Stéphane Mallarmé

1842 - 1898

Les grandes heures de Valvins

Valvins et l'Affaire Dreyfus

Cette foule hagarde ! Elle annonce : Nous sommes la triste opacité de nos spectres futurs
Stéphane Mallarmé
Extrait de Toast funèbre


 

Valvins et l'Affaire Dreyfus


Dans une lettre à Edouard Dujardin, Stéphane Mallarmé s'émerveillait: "C'est une musique d'eau, de lumière et de verdure que Valvins".

Pourtant les choses semblaient changer à Valvins. L'Affaire Dreyfus allait monter jusqu'aux membres d'une même famille les uns contre les autres, mais l'antisémitisme, avivé par cette situation ne fut pas plus virulent en Seine-et-Marne que dans un autre département. Suite aux différents articles de Drumont dans la "Libre Parole" quelques officiers juifs de l'Ecole d'Artillerie de Fontainebleau démissionnèrent, le Capitaine Coblenz se battit en duel avec un de ses condisciples à cause des "Laisser Courir" des Lebaudy et Ernest Crémieu-Foa cacha le cheval de son frère André à Samois à la suite de la mutation de celui-ci dans le corps expéditionnaire africain faisant suite à la mort en duel du Capitaine Armand Mayer. Dès le début de l'Affaire Dreyfus, les Natanson et la plupart de leurs amis, dont Charles Péguy, se rangèrent auprès de Bernard Lazare et de Théodore Reinach puis ensuite d'Emile Zola pour défendre le capitaine déchu. Et si la "Revue" avait observé un silence de principe sur l'Affaire parce qu'elle entendait siéger "ailleurs" au lendemain de l'acquittement du vrai coupable; Estherhazy, par ses pairs et la publication du "J'accuse" de Zola, c'est la "Revue Blanche", qui cette fois, collectivement prit la parole. Valvins fut alors divisé en deux camps: les Dreyfusards partisans de la révision du procès Dreyfus; parmi eux, Monet, Proust, Jacques Emile Blanche, Thadée Natanson, Pissaro et naturellement Emile Zola. Les antidreyfusard comprenaient Degas, Paul Valéry, Alexis Rouart, Henri Rouart et ses quatre fils, Forain et Cézanne. Thadée Natanson, homme d'une grande culture, qui côtoya les plus grands artistes de son temps, fut l'un des familiers de Degas, pourtant l'Affaire Dreyfus allait les séparer à jamais. Il constata avec amertume l'attitude de ce peintre en notant: "Degas.... lorsque l'ami fidèle de tous les Halévy et Mme Strauss-Bizet** et qui le fut longtemps de Pissaro, devint au cours de l'affaire, plus que jamais antisémite et nationaliste ce fut avec une violence qui pouvait le faire pleurer de rage".

Auguste Renoir eut quelques mots sévères pour les juifs mais s'arrangea pour rester neutre.
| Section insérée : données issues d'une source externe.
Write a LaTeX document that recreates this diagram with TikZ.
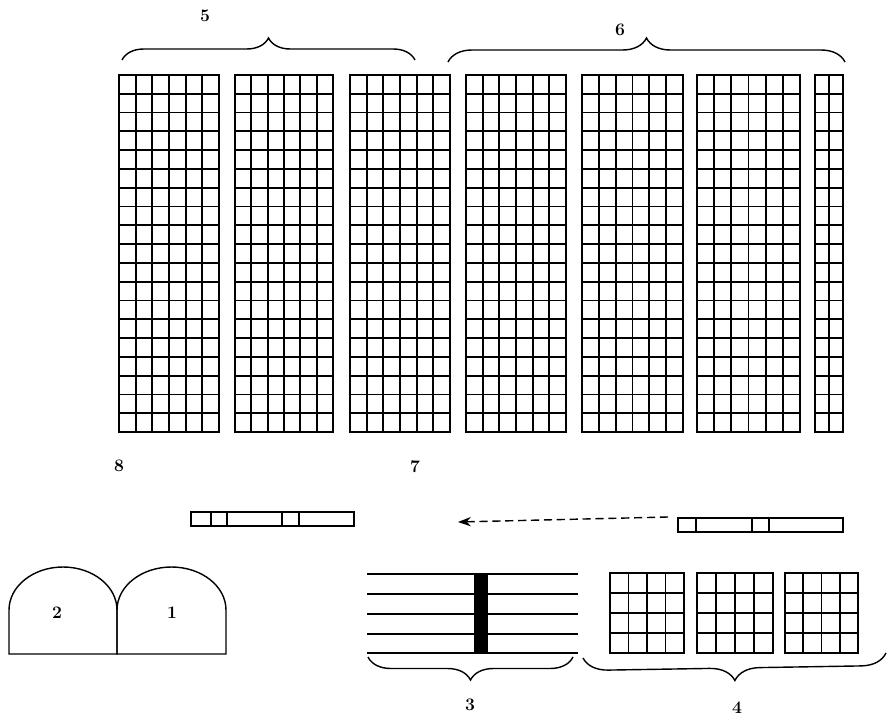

Jean Renoir, son fils, rapporta ses paroles: "Les mêmes éternels camps, avec des noms suivant les siècles. Protestants contre catholiques, républicains contre monarchistes, communards contre versaillais. Maintenant, la vieille querelle se réveille. On est Dreyfusard ou antidreyfusard. Moi, je voudrais bien essayer d'être tout simplement français". Ce fut probablement l'attitude de Mallarmé mais cela ne fut pas le cas de tout le monde: Julie Manet *** adressa en 1899 une souscription de six francs à "La Libre Parole" pour le rapatriement des Juifs à Jérusalem. A côté de la "Revue Blanche", Alexandre Natanson fonda en 189, une petite revue hebdomadaire: "Le Cri de Paris". Cette revue fut un enfant terrible, indiscret, babillard, mais dont la malice n'a jamais été agressive que contre les ridicules et les abus. Lors d'un procès intenté contre elle, son avocat Paul Morel précisa dans sa plaidoirie: "... parmi la plupart des grands bourgeois juifs et les Membres du Consistoire Israélite étant assimilés ou se définissant comme français de confession israélite, l'affaire Dreyfus n'attira nullement des familles comme les Natanson vers le sionisme naissant....."

A travers le temps et l'espace, il est possible d'imaginer à Valvins les discussions qui devaient sans doute courir sur Alfred Dreyfus, sur son avocat Me Fernand Labori qui habita à Samois puis aux Basses-Loges à Avon ou sur Crémieu-Foa ou bien encore sur les affaires d'antisémitisme dans l'armée à Fontainebleau, mais c'est surtout la vie des artistes qui devait intéresser tout un chacun.